Challenges in Physical Modeling of String Instruments
Despite its potential, physical modeling faces several significant challenges. One primary issue is accurately capturing the complex physics of string vibrations, including nonlinearities and interactions with the instrument body. Additionally, high computational demands can make real-time synthesis difficult, especially for detailed models that require intensive calculations.
Key Challenges
- Computational Complexity: Precise models often require significant processing power, limiting real-time applications.
- Physical Accuracy: Achieving realistic sound involves modeling intricate phenomena like damping, inharmonicity, and coupling effects.
- Parameter Identification: Determining the correct physical parameters from real instruments can be difficult and time-consuming.
- Numerical Stability: Ensuring the stability of simulations over time is essential to prevent unrealistic artifacts.
Solutions and Advances
Researchers have developed various strategies to address these challenges. Simplified models, such as digital waveguides and modal synthesis, reduce computational load while maintaining realism. Advances in algorithms and hardware have also enabled more complex models to run in real-time.

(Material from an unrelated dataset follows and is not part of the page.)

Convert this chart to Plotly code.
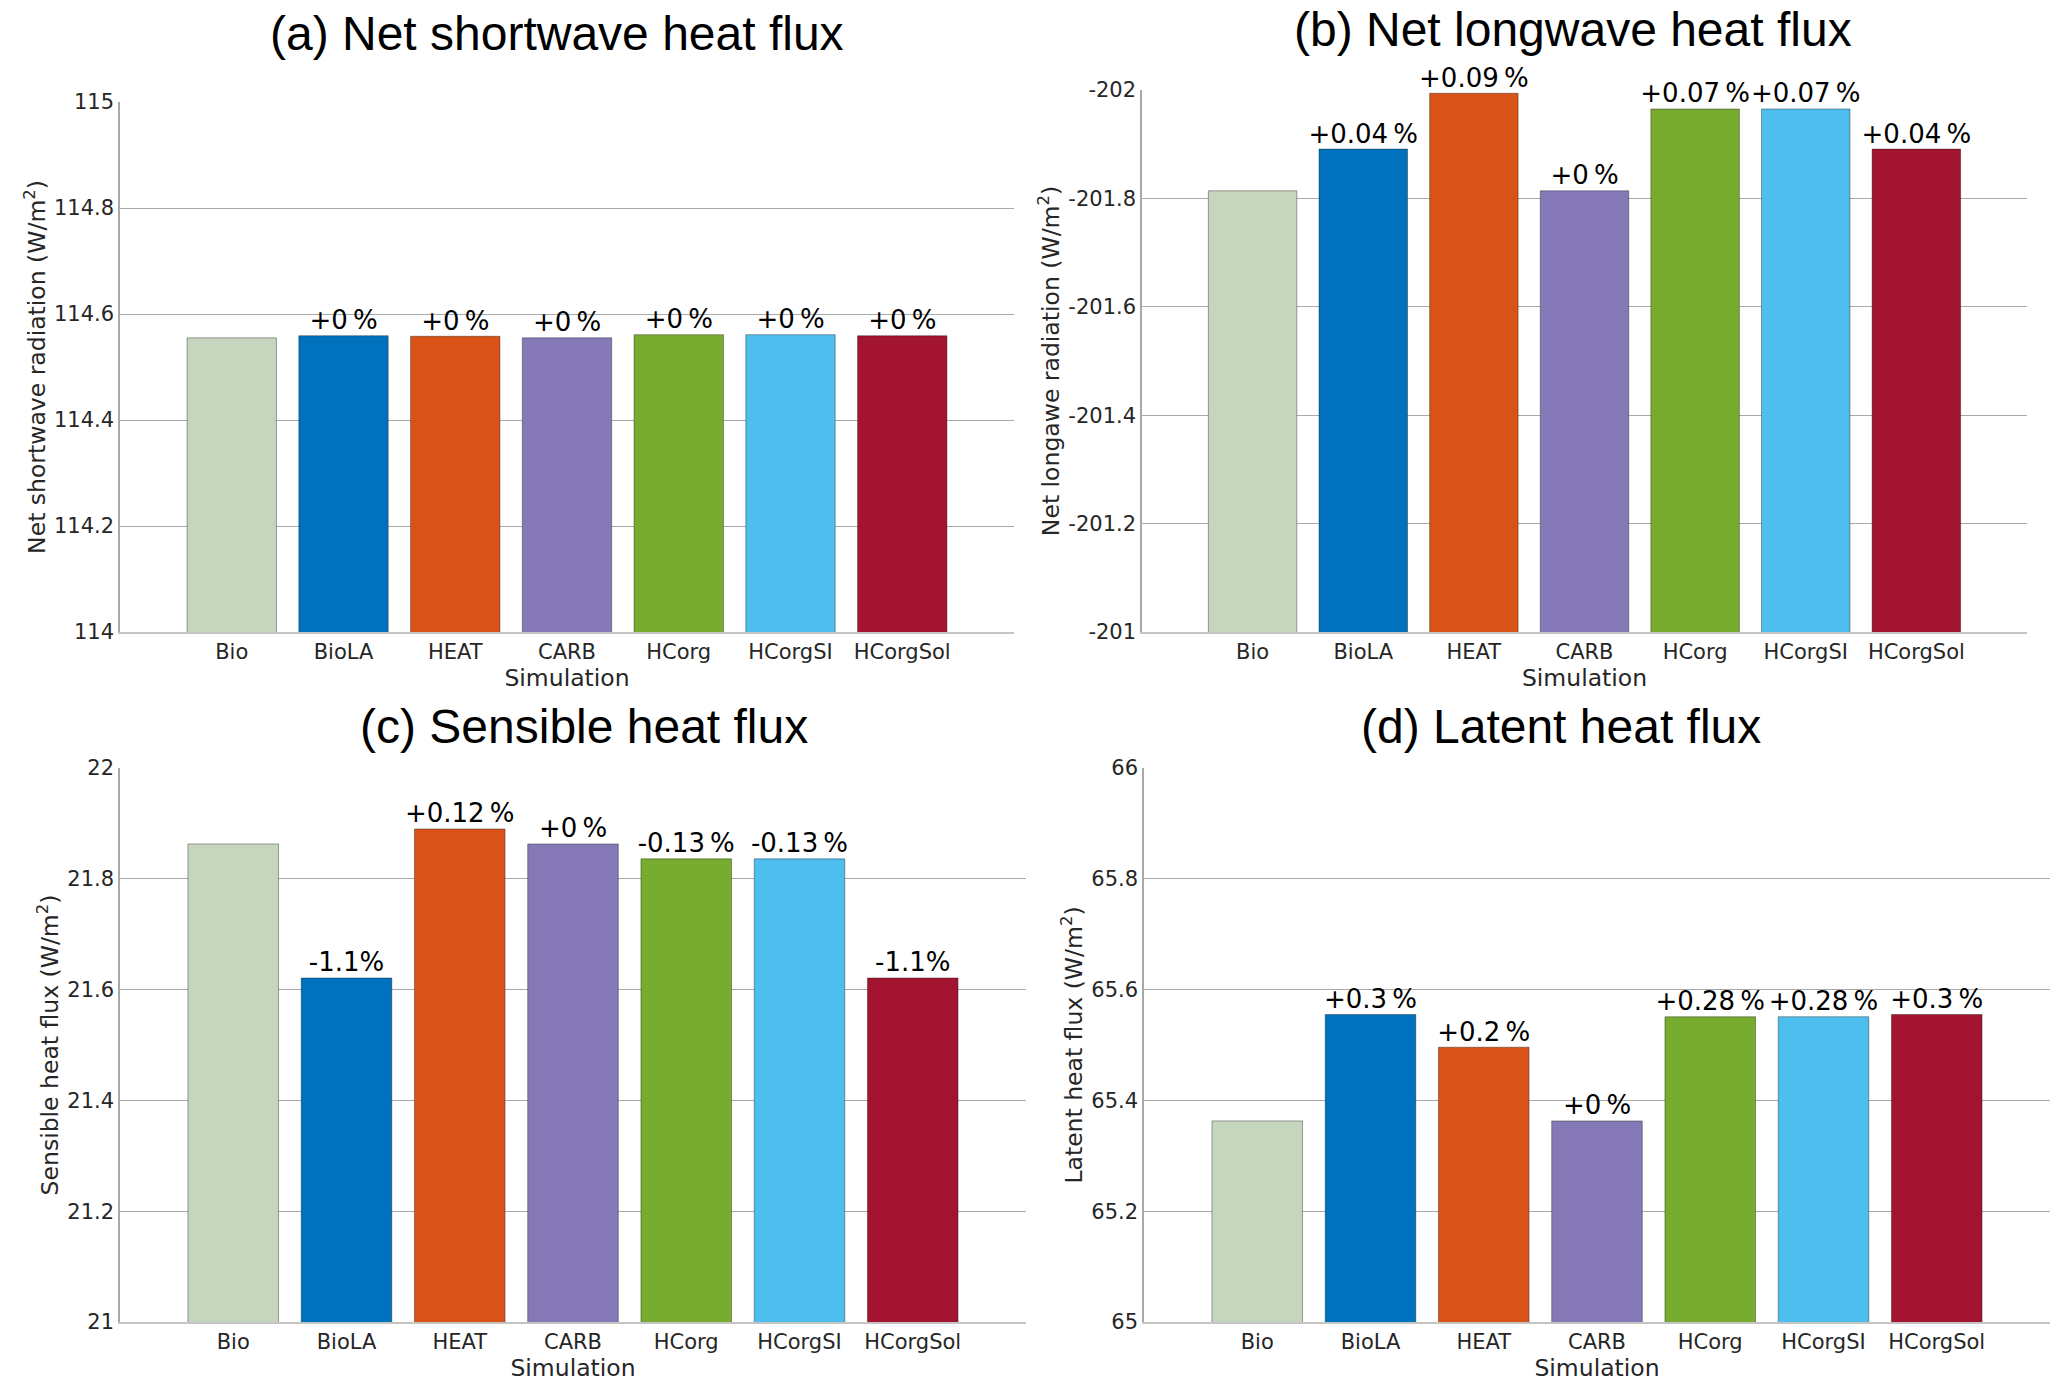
import plotly.graph_objects as go

sims = ["Bio", "BioLA", "HEAT", "CARB", "HCorg", "HCorgSI", "HCorgSol"]
colors = ["#c6d5be", "#0072bd", "#d95319", "#8579b8", "#77ac30", "#4dbeee", "#a2142f"]

# values (W/m2)
shortwave = [114.555, 114.559, 114.558, 114.555, 114.561, 114.561, 114.559]
longwave = [-201.814, -201.891, -201.994, -201.814, -201.965, -201.965, -201.891]
sensible = [21.863, 21.621, 21.890, 21.863, 21.836, 21.836, 21.621]
latent = [65.363, 65.555, 65.496, 65.363, 65.551, 65.551, 65.555]

ts = "\u2009"
shortwave_pct = ["", "+0" + ts + "%", "+0" + ts + "%", "+0" + ts + "%", "+0" + ts + "%", "+0" + ts + "%", "+0" + ts + "%"]
longwave_pct = ["", "+0.04" + ts + "%", "+0.09" + ts + "%", "+0" + ts + "%", "+0.07" + ts + "%", "+0.07" + ts + "%", "+0.04" + ts + "%"]
sensible_pct = ["", "-1.1%", "+0.12" + ts + "%", "+0" + ts + "%", "-0.13" + ts + "%", "-0.13" + ts + "%", "-1.1%"]
latent_pct = ["", "+0.3" + ts + "%", "+0.2" + ts + "%", "+0" + ts + "%", "+0.28" + ts + "%", "+0.28" + ts + "%", "+0.3" + ts + "%"]

titles = ["(a) Net shortwave heat flux", "(b) Net longwave heat flux",
          "(c) Sensible heat flux", "(d) Latent heat flux"]
ylabels = ["Net shortwave radiation (W/m<sup>2</sup>)", "Net longawe radiation (W/m<sup>2</sup>)",
           "Sensible heat flux (W/m<sup>2</sup>)", "Latent heat flux (W/m<sup>2</sup>)"]
ticks_a = [114, 114.2, 114.4, 114.6, 114.8, 115]
ticks_b = [-202, -201.8, -201.6, -201.4, -201.2, -201]
ticks_c = [21, 21.2, 21.4, 21.6, 21.8, 22]
ticks_d = [65, 65.2, 65.4, 65.6, 65.8, 66]

W, H = 2067, 1389
# plot boxes in pixels of the reference: left, right, top, bottom
boxes = [(120, 1014, 102, 632), (1142, 2027, 90, 632),
         (120, 1026, 768, 1322), (1144, 2050, 768, 1322)]
title_pos = [(557, 33), (1573, 29), (584, 726), (1561, 726)]

panels = [
    (shortwave, shortwave_pct, ticks_a, [114, 115]),
    (longwave, longwave_pct, ticks_b, [-201, -202]),
    (sensible, sensible_pct, ticks_c, [21, 22]),
    (latent, latent_pct, ticks_d, [65, 66]),
]

fig = go.Figure()
layout = {}
annotations = []
for i, (vals, pct, tks, yr) in enumerate(panels):
    n = "" if i == 0 else str(i + 1)
    fig.add_trace(go.Bar(
        x=sims, y=vals, width=0.8, marker_color=colors,
        marker_line=dict(color="rgba(0,0,0,0.35)", width=1),
        xaxis="x" + n, yaxis="y" + n, showlegend=False,
    ))
    # percent change labels (the reference run Bio has none)
    keep = [k for k, p in enumerate(pct) if p]
    fig.add_trace(go.Scatter(
        x=[sims[k] for k in keep], y=[vals[k] for k in keep],
        text=[pct[k] for k in keep], mode="text", textposition="top center",
        textfont=dict(family="DejaVu Sans", size=26, color="black"),
        cliponaxis=False, xaxis="x" + n, yaxis="y" + n, showlegend=False,
    ))
    l, r, t, b = boxes[i]
    layout["xaxis" + n] = dict(
        domain=[l / W, r / W], anchor="y" + n, range=[-1, 7], automargin=False,
        showline=True, linecolor="#c4c4c4", linewidth=1.5, showgrid=False,
        ticks="", tickfont=dict(family="DejaVu Sans", size=21, color="#262626"),
        title=dict(text="Simulation", standoff=2,
                   font=dict(family="DejaVu Sans", size=23.5, color="#262626")),
    )
    layout["yaxis" + n] = dict(
        domain=[1 - b / H, 1 - t / H], anchor="x" + n, range=yr, automargin=False,
        tickvals=tks, ticktext=[f"{v:g}" for v in tks],
        showline=True, linecolor="#a8a8a8", linewidth=1.5,
        showgrid=True, gridcolor="#aaaaaa", gridwidth=1.2, zeroline=False,
        ticks="", tickfont=dict(family="DejaVu Sans", size=21, color="#262626"),
        title=dict(text=ylabels[i], standoff=2,
                   font=dict(family="DejaVu Sans", size=23.5, color="#262626")),
    )
    tx, ty = title_pos[i]
    annotations.append(dict(
        text=titles[i], x=tx / W, y=1 - ty / H, xref="paper", yref="paper",
        xanchor="center", yanchor="middle", showarrow=False,
        font=dict(family="Liberation Sans", size=48, color="black"),
    ))

fig.update_layout(
    **layout,
    annotations=annotations,
    width=W, height=H,
    margin=dict(l=0, r=0, t=0, b=0, autoexpand=False),
    plot_bgcolor="white", paper_bgcolor="white",
    bargap=0.2,
)

# pin the plot to the top-left corner of the window
pin = ("var gd = document.getElementById('{plot_id}');"
       "document.body.style.margin = '0';"
       "gd.style.position = 'fixed'; gd.style.left = '0px'; gd.style.top = '0px';")
fig.write_html("out.html", post_script=pin, config={"displayModeBar": False})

Furthermore, techniques like parameter tuning and machine learning assist in accurately capturing the physical characteristics of specific instruments.
Future Directions
Future research aims to improve the fidelity and efficiency of physical models. Integrating more detailed physical phenomena and leveraging artificial intelligence could lead to even more realistic digital instruments. Additionally, the development of user-friendly tools will make physical modeling accessible to a broader community of musicians and educators.